I don't really want a prime lens, a zoom is better for what I need.

Don't discount primes too quickly. They can be the cheapest way to acquire speed which is what you want. The 35 and 50 mm variety at f 1.8 are small and inexpensive. I too like the flexibly of a zoom and I have several very good ones but sometimes to get "the shot" the little $100 prime comes out out the bag.
 
Thanks for the replies :)

I don't really want a prime lens, a zoom is better for what I need.

From what you have said, and due to the camera limitations I think that it may be worth getting the Sigma lens. Even a small improvement would be an improvement on how things are at the moment.

However, as was mentioned, the circumstances I outlined would probably not occur that often, so the question is would the Sigma lens be as good, or better than the Nikon kit lens in general use ?

If tripods & flash are not allowed, I'd say the zoom is USELESS for what you need! You need much more light gathering. The reframing ability of a zoom is nice but it's easy to crop the image from a prime to give a narrower FOV...
For the cost of the 17-70 you could probably get a 50/1.8, & a 10/2.8 while still having money left over (quite possibly enough for a body 5 years newer than your d5000)
 
I don't really want a prime lens, a zoom is better for what I need.

It does not matter what YOU want, it matters what the situation calls for, and what compromise can be made.

Standard ISO guideline is, raise the ISO level to whatever you need to get an image. You either have ISO noise or a blurred image from too slow shutter speed. Your 1.5-2 sec shutter speed is WAY TOO SLOW for hand holding, and only doable on a tripod.
The newer cameras are better at high ISO than the older cameras.

FAST glass almost always wins, in a low light situation.
There is only so high you can raise your ISO, and there is only so low that you can lower your shutter speed.
While I would love to use a short zoom to shoot indoor basketball, an expensive pro f/2.8 zoom is still 1 stop slower than my f/1.8 prime, and consumer zooms are even slower.
So while I would be at 1/500 sec f/2 ISO 3200, you would be at 1/500 sec f/5.6 ISO 25600.
 
Yeah, I think that I'll keep my kit zoom lens and get this:

Nikon DX 35mm f/1.8G AF-S
 
A tripod would, of course, be ideal (if you can bring one).

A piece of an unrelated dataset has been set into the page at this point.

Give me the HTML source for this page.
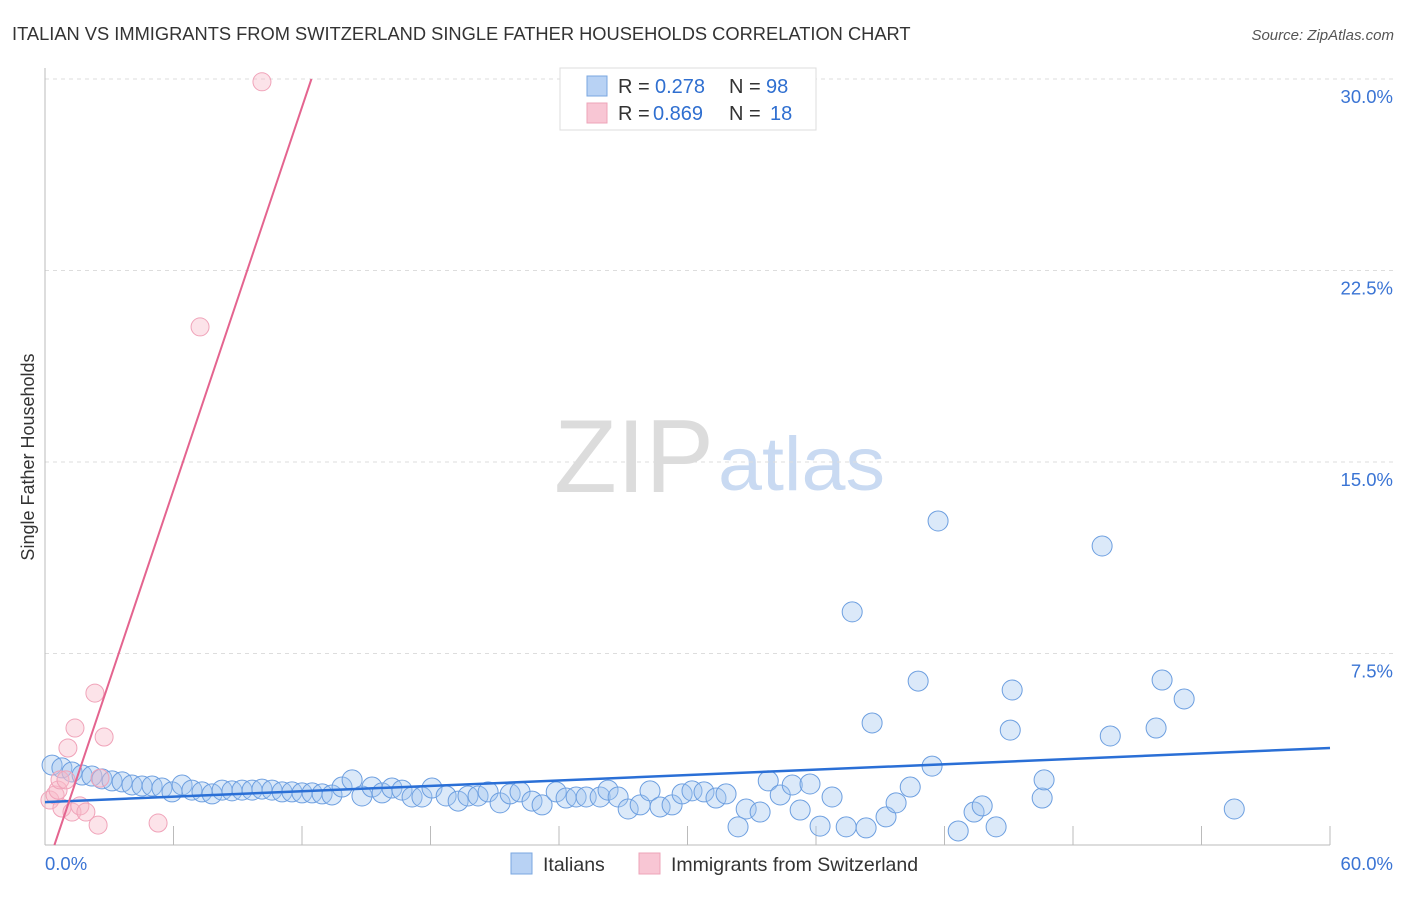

What lens was the "other guy" using? I think a 35mm focal length may be a bit too long (on an APS-C body, that's slightly longer than "normal" focal length. Normal for APS-C is roughly 28mm ... give or take a tiny bit).

Using a very low focal ratio will thin the depth of field ... so you may find that you don't have very much of the scene in acceptable focus.

BUT... you can counter that by using a short focal-length (wide-angle) lens ... which increases the depth of field. Another advantage of the short focal-length is that it stretches the sense of depth and makes the chamber in the cave seem larger. ALSO... the shorter the focal length, the easier it is to hold it steady. Hand-held for 2 seconds isn't going to work no matter how short the focal length is. But anything you can rest the camera on can be a big help.

I've not done any photography in caves ... but my inclination would be to use something in the 14-20mm range.

To give a few examples...

A 14mm @ f/2 (Sigma makes a 14mm f/1.8) focused to about 10 feet... as an 18' DoF (everything from 6-24' is in acceptable focus). At f/2.8 it has a 54' DoF. That's one of the wonderful things about these very low focal ratio lenses is that you get the stretched sense of size and depth, a massive depth of field, *and* you can use a low focal ratio at the same time.